--- Data shown ---

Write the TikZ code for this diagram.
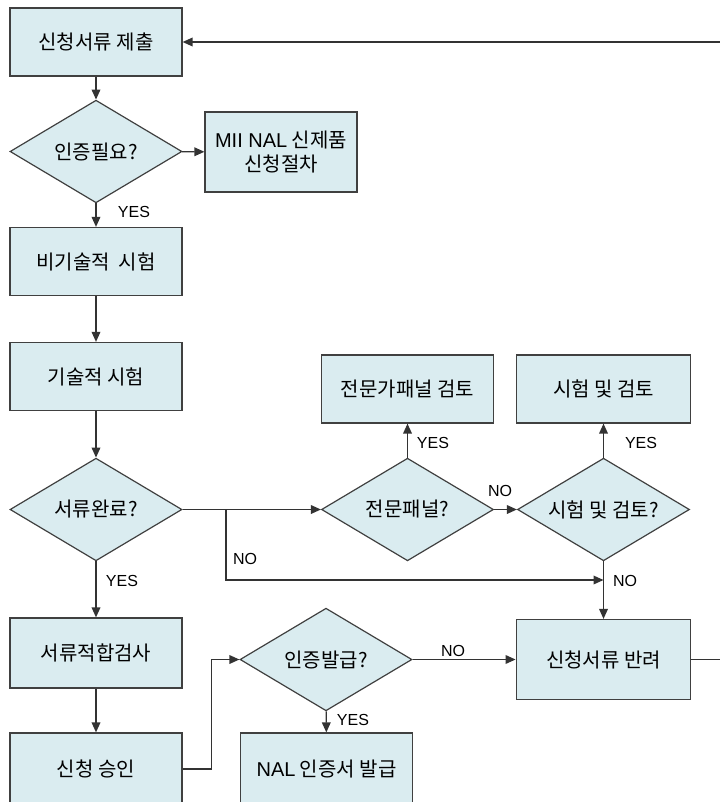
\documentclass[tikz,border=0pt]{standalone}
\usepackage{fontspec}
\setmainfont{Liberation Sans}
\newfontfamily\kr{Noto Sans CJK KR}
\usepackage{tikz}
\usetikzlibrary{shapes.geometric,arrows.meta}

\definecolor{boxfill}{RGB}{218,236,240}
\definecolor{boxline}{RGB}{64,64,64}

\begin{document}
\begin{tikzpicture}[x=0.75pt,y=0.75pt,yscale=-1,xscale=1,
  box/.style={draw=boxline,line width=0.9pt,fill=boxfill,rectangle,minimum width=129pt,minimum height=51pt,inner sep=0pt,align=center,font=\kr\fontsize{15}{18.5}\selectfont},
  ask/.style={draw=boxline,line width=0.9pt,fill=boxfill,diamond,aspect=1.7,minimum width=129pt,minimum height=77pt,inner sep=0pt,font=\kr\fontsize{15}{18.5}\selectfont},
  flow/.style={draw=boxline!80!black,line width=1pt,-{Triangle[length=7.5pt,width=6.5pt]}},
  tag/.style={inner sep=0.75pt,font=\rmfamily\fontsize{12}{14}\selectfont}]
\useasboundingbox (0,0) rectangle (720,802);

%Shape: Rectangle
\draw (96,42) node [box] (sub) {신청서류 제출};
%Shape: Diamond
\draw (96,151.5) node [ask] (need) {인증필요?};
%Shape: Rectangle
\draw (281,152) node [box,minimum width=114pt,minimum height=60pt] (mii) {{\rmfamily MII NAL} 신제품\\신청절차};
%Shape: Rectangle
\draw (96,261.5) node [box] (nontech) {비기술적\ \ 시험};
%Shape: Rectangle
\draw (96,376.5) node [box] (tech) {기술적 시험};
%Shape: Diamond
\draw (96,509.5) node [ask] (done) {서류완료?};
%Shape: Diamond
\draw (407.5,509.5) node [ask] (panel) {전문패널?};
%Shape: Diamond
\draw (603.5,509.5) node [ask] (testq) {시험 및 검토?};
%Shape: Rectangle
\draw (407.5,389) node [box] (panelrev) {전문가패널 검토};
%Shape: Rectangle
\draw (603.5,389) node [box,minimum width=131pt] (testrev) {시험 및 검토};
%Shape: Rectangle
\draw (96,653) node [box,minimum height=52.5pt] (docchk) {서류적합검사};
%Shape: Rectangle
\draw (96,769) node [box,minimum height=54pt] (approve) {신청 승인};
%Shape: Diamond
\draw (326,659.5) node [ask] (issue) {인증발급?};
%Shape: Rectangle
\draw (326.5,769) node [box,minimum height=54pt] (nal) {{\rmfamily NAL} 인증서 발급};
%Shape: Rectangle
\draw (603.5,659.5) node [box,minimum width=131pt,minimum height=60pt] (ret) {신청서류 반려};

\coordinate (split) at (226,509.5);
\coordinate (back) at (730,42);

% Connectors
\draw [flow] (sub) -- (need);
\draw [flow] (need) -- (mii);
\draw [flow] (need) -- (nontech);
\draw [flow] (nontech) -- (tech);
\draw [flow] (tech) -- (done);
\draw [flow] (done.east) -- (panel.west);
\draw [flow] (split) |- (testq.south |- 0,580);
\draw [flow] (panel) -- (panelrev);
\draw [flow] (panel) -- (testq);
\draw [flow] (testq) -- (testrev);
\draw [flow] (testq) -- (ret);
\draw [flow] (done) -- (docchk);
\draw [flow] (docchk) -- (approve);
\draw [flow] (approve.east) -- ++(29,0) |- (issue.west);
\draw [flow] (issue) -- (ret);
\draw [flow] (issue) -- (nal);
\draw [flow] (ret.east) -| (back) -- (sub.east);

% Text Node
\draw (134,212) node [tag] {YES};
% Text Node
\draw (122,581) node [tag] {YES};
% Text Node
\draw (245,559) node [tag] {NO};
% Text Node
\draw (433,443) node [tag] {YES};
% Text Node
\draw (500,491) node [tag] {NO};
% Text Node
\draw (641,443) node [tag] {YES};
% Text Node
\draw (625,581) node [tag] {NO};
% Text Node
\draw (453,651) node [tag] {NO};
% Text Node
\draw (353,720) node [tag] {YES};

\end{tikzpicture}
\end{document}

---

Task: The listing above needs to be output again exactly. Don't include the pictures.

Exercise answer:
Write the TikZ code for this diagram.
\documentclass[tikz,border=0pt]{standalone}
\usepackage{fontspec}
\setmainfont{Liberation Sans}
\newfontfamily\kr{Noto Sans CJK KR}
\usepackage{tikz}
\usetikzlibrary{shapes.geometric,arrows.meta}

\definecolor{boxfill}{RGB}{218,236,240}
\definecolor{boxline}{RGB}{64,64,64}

\begin{document}
\begin{tikzpicture}[x=0.75pt,y=0.75pt,yscale=-1,xscale=1,
  box/.style={draw=boxline,line width=0.9pt,fill=boxfill,rectangle,minimum width=129pt,minimum height=51pt,inner sep=0pt,align=center,font=\kr\fontsize{15}{18.5}\selectfont},
  ask/.style={draw=boxline,line width=0.9pt,fill=boxfill,diamond,aspect=1.7,minimum width=129pt,minimum height=77pt,inner sep=0pt,font=\kr\fontsize{15}{18.5}\selectfont},
  flow/.style={draw=boxline!80!black,line width=1pt,-{Triangle[length=7.5pt,width=6.5pt]}},
  tag/.style={inner sep=0.75pt,font=\rmfamily\fontsize{12}{14}\selectfont}]
\useasboundingbox (0,0) rectangle (720,802);

%Shape: Rectangle
\draw (96,42) node [box] (sub) {신청서류 제출};
%Shape: Diamond
\draw (96,151.5) node [ask] (need) {인증필요?};
%Shape: Rectangle
\draw (281,152) node [box,minimum width=114pt,minimum height=60pt] (mii) {{\rmfamily MII NAL} 신제품\\신청절차};
%Shape: Rectangle
\draw (96,261.5) node [box] (nontech) {비기술적\ \ 시험};
%Shape: Rectangle
\draw (96,376.5) node [box] (tech) {기술적 시험};
%Shape: Diamond
\draw (96,509.5) node [ask] (done) {서류완료?};
%Shape: Diamond
\draw (407.5,509.5) node [ask] (panel) {전문패널?};
%Shape: Diamond
\draw (603.5,509.5) node [ask] (testq) {시험 및 검토?};
%Shape: Rectangle
\draw (407.5,389) node [box] (panelrev) {전문가패널 검토};
%Shape: Rectangle
\draw (603.5,389) node [box,minimum width=131pt] (testrev) {시험 및 검토};
%Shape: Rectangle
\draw (96,653) node [box,minimum height=52.5pt] (docchk) {서류적합검사};
%Shape: Rectangle
\draw (96,769) node [box,minimum height=54pt] (approve) {신청 승인};
%Shape: Diamond
\draw (326,659.5) node [ask] (issue) {인증발급?};
%Shape: Rectangle
\draw (326.5,769) node [box,minimum height=54pt] (nal) {{\rmfamily NAL} 인증서 발급};
%Shape: Rectangle
\draw (603.5,659.5) node [box,minimum width=131pt,minimum height=60pt] (ret) {신청서류 반려};

\coordinate (split) at (226,509.5);
\coordinate (back) at (730,42);

% Connectors
\draw [flow] (sub) -- (need);
\draw [flow] (need) -- (mii);
\draw [flow] (need) -- (nontech);
\draw [flow] (nontech) -- (tech);
\draw [flow] (tech) -- (done);
\draw [flow] (done.east) -- (panel.west);
\draw [flow] (split) |- (testq.south |- 0,580);
\draw [flow] (panel) -- (panelrev);
\draw [flow] (panel) -- (testq);
\draw [flow] (testq) -- (testrev);
\draw [flow] (testq) -- (ret);
\draw [flow] (done) -- (docchk);
\draw [flow] (docchk) -- (approve);
\draw [flow] (approve.east) -- ++(29,0) |- (issue.west);
\draw [flow] (issue) -- (ret);
\draw [flow] (issue) -- (nal);
\draw [flow] (ret.east) -| (back) -- (sub.east);

% Text Node
\draw (134,212) node [tag] {YES};
% Text Node
\draw (122,581) node [tag] {YES};
% Text Node
\draw (245,559) node [tag] {NO};
% Text Node
\draw (433,443) node [tag] {YES};
% Text Node
\draw (500,491) node [tag] {NO};
% Text Node
\draw (641,443) node [tag] {YES};
% Text Node
\draw (625,581) node [tag] {NO};
% Text Node
\draw (453,651) node [tag] {NO};
% Text Node
\draw (353,720) node [tag] {YES};

\end{tikzpicture}
\end{document}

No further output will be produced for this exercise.